Es war exakt "Ziviler Ungehorsam":
"Ungehorsam", weil gegen Untersagung,
"zivil", weil nicht gewaltförmig und verhältnismäßig, um Unziviles zu hindern.
Ob 2 oder 90 %, ist zwar relevant für die Akzeptanz, aber kein Kriterium für die Einordnung als "ziviler Ungehorsam". Das entscheidet sich einzig mit der Protestform, wie oben beschrieben.
Woran ich vor der Teilnahme dachte?
Na, ich war aus allerlei Gründen besorgt:
Wegen der Kurzfristigkeit schlechten Vorbereitung, denn eigentlich war damit gerechnet worden, dass die Neonazi-Demo nicht in die Oranienburger Straße erlaubt werde.
So gab es keine Ordnerdienste und auch keine Absprachemöglichkeit mit der Polizei, wie ansonsten üblich.
Andererseits war dann die Breite der öffentlichen Empörung, dass Neonazis in die Oranienburger durften, Grund zur Erwartung breiter Teilnahme und somit gesittetem Verlaufs.
Dass es schlussendlich anders kam, lag am Nichteinschreiten der Polizei gegen die wenigen und schon an der Kleidung deutlich erkennbaren "Autonomen", die kaum 10 Meter von der Polizei entfernt gegen den Protest der Sitzblockierer eine überschaubare Gruppe um Plfastersteinbuddler bildeten.

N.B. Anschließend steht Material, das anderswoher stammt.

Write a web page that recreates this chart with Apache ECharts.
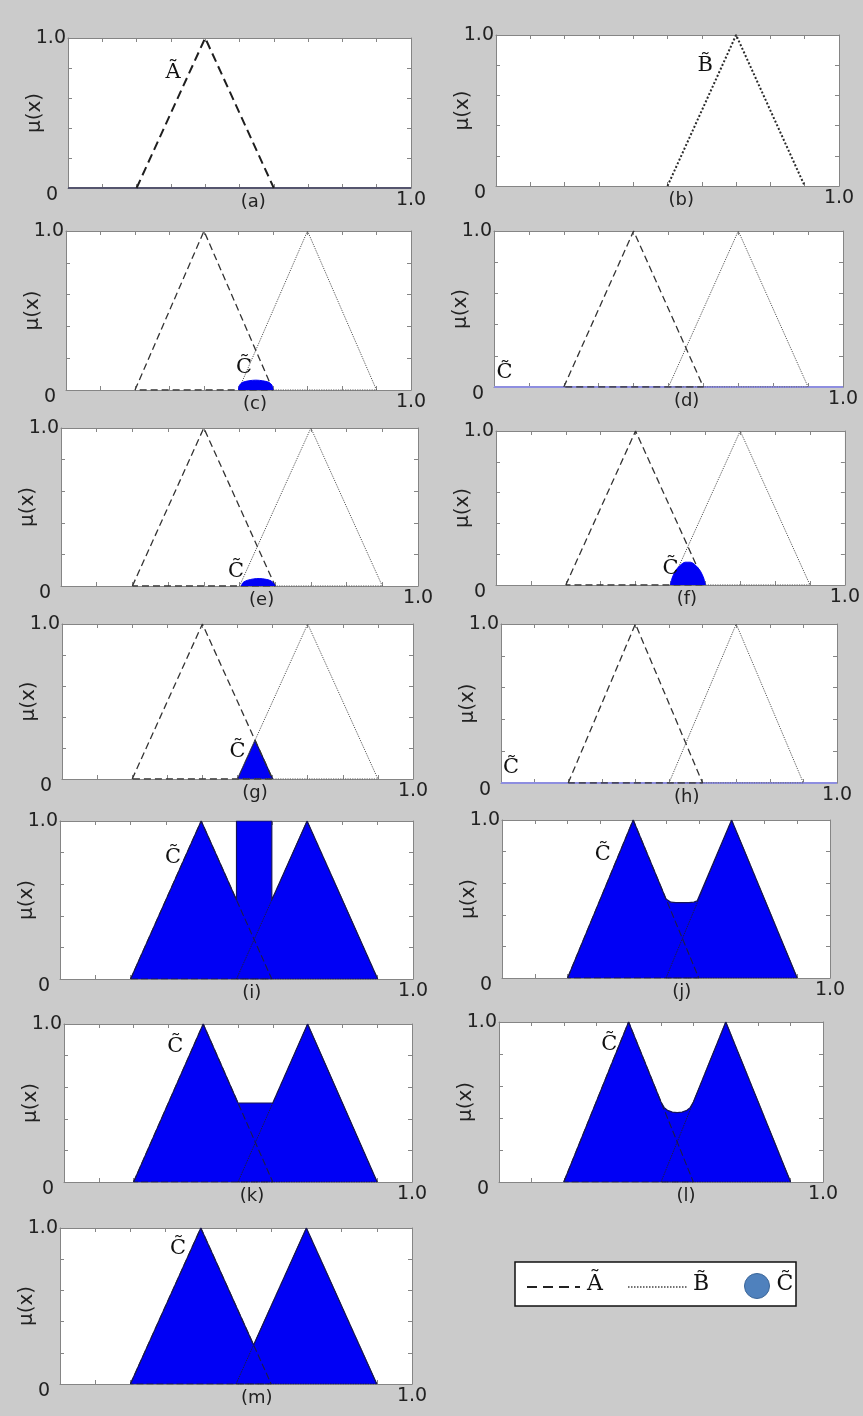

Der Wasserwerfer wurde dann breit gegen die Friedlichen eingesetzt.
Ich hätte vielleicht Strafanzeige gegen die Polizei erstattet, aber ich war nicht getroffen, wie das Video erkennbar macht, weil ich wenige Augenblicke zuvor versucht hatte, die Polizeieinsatzleitung ausfindig zu machen, nachdem sich die den Störern nähere Polizeikräfte nicht um die Störer kümmern wollten, aber man ließ mich abblitzen - und so musste ich abseits zuschauen, wie Steinwürfe begannen und der Wasserwerfer ...

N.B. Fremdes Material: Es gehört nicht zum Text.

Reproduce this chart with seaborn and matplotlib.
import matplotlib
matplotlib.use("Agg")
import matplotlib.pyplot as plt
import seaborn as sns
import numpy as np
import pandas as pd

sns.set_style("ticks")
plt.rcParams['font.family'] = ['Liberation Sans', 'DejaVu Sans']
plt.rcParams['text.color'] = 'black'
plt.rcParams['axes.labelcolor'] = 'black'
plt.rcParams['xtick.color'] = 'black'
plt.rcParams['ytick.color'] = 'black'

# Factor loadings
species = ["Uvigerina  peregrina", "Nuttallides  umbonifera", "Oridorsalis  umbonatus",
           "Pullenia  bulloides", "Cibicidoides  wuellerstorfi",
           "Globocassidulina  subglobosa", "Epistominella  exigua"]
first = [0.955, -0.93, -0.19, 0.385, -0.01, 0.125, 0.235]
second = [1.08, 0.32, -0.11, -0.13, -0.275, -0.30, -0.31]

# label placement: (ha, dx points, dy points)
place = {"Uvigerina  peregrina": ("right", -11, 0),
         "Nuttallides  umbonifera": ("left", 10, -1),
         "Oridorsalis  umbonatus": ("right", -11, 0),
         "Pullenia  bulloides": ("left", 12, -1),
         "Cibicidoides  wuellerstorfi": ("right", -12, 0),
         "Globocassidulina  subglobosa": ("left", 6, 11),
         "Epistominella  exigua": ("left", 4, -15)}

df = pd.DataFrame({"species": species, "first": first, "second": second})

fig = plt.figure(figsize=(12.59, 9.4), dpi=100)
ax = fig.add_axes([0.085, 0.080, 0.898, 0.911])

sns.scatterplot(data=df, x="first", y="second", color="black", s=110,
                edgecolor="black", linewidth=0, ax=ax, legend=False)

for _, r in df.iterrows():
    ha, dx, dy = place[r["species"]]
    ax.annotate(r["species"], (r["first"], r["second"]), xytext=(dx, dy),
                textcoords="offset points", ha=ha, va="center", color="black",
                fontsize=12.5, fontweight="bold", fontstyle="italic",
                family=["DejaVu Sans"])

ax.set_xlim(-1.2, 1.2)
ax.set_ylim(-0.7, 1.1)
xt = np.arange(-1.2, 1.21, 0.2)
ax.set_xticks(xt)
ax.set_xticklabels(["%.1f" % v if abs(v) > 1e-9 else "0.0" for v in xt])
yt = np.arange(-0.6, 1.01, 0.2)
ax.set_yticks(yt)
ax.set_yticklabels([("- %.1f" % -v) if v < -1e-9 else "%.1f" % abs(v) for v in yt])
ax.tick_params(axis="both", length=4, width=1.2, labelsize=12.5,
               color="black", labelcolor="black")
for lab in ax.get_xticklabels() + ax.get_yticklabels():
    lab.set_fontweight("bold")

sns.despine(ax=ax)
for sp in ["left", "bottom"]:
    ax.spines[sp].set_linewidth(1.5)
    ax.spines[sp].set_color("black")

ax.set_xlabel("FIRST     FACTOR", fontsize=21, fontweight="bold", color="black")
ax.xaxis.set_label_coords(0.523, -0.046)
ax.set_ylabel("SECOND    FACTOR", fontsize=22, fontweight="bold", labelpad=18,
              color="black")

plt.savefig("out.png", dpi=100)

Der Wassereinsatz war unverhältnismäßig, weil Friedliche treffend - und auch ansonsten rechtswidrig, denn die Neonazi-Demo war bereits im Gegenüber der Sitzblockade schon großteils in eine Seitenstraße umgelenkt, folglich die Sitzblockade nun auch statthaft als konkludent angemeldete Demonstration, denn Polizei zugegen und alles noch immer friedlich. Aber die "Autonomen" buddelten und häuften schon Steine.
Sie brauchen mich nicht zu belehren, was Versammlungsrecht und Polizeiaufgaben anbelangt, zumal berücksichtigt und meine Demonstrationsteilnahme als Beispiel für "Zivilen Ungehorsam" verortet, weshalb Sie dann auch Einwilligung in juristische Konsequenzen voraussetzen dürfen, jedoch keine Einwilligung in polizeiliche Rechtsbrüche.

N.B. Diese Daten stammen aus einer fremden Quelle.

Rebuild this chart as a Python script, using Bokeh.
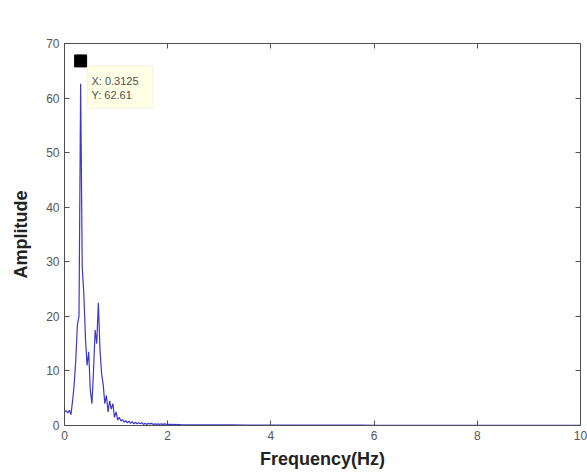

An Rechtsverstößen kam in Betracht:
Landfriedensbruch, Verstoß gegen das Versammlungsgesetz, Widerstand gegen die Staatsgewalt usw., wenn einem Platzverweis nicht gefolgt wird usw., aber unsere Rechtssprechung beurteilt "passiven Widerstand" immerhin anders als gewaltsamen Widerstand.
Die erwartbaren Konsequenzen schreckten Wolfgang Thierse nicht ab und wohl auch niemanden der sonstigen Blockierer.
Wer sich im beruflichen Fortkommen oder gesundheitlich durch solch' (anfänglichen) Verstoß gegen das Versammlungsgesetz gefährdet sieht, geht vermutlich gar nicht erst hin.
Im Übrigen schmeißt auch kein halbwegs gescheiter Vorgesetzter oder Chef jemanden raus, wenn "guter Mitarbeiter", wenn an solchem Protest beteiligt und U-Haft folgte, zumal auch das bei anständigen Mitarbeitern wenig wahrscheinlich ist, allenfalls kurzfristige Festnahme zwecks Protokoll, Personalienaufnahme und "Tschüss". Und das ist auch richtig so.
Nun schrieben Sie, auch selbst schon an Gegendemonstrationen teilgenommen zu haben.
Das aber ist hier nicht Thema, denn das Demonstrationsrecht schließt selbstverständlich auch das Gegendemonstrationsrecht mit ein, sofern sich die Demos aus dem Wege gehen.
Im Thema hier geht es um die Erörterung von Protestformen mit friedlichen Regelwidrigkeiten.
Es ging mir ganz und gar nicht darum, dass Sie nun mitmachen müssten, sondern "verstehen", denn Verstehen ist wichtig, um urteilen zu können.
Die Urteile werden auch dann noch unterschiedlich ausfallen.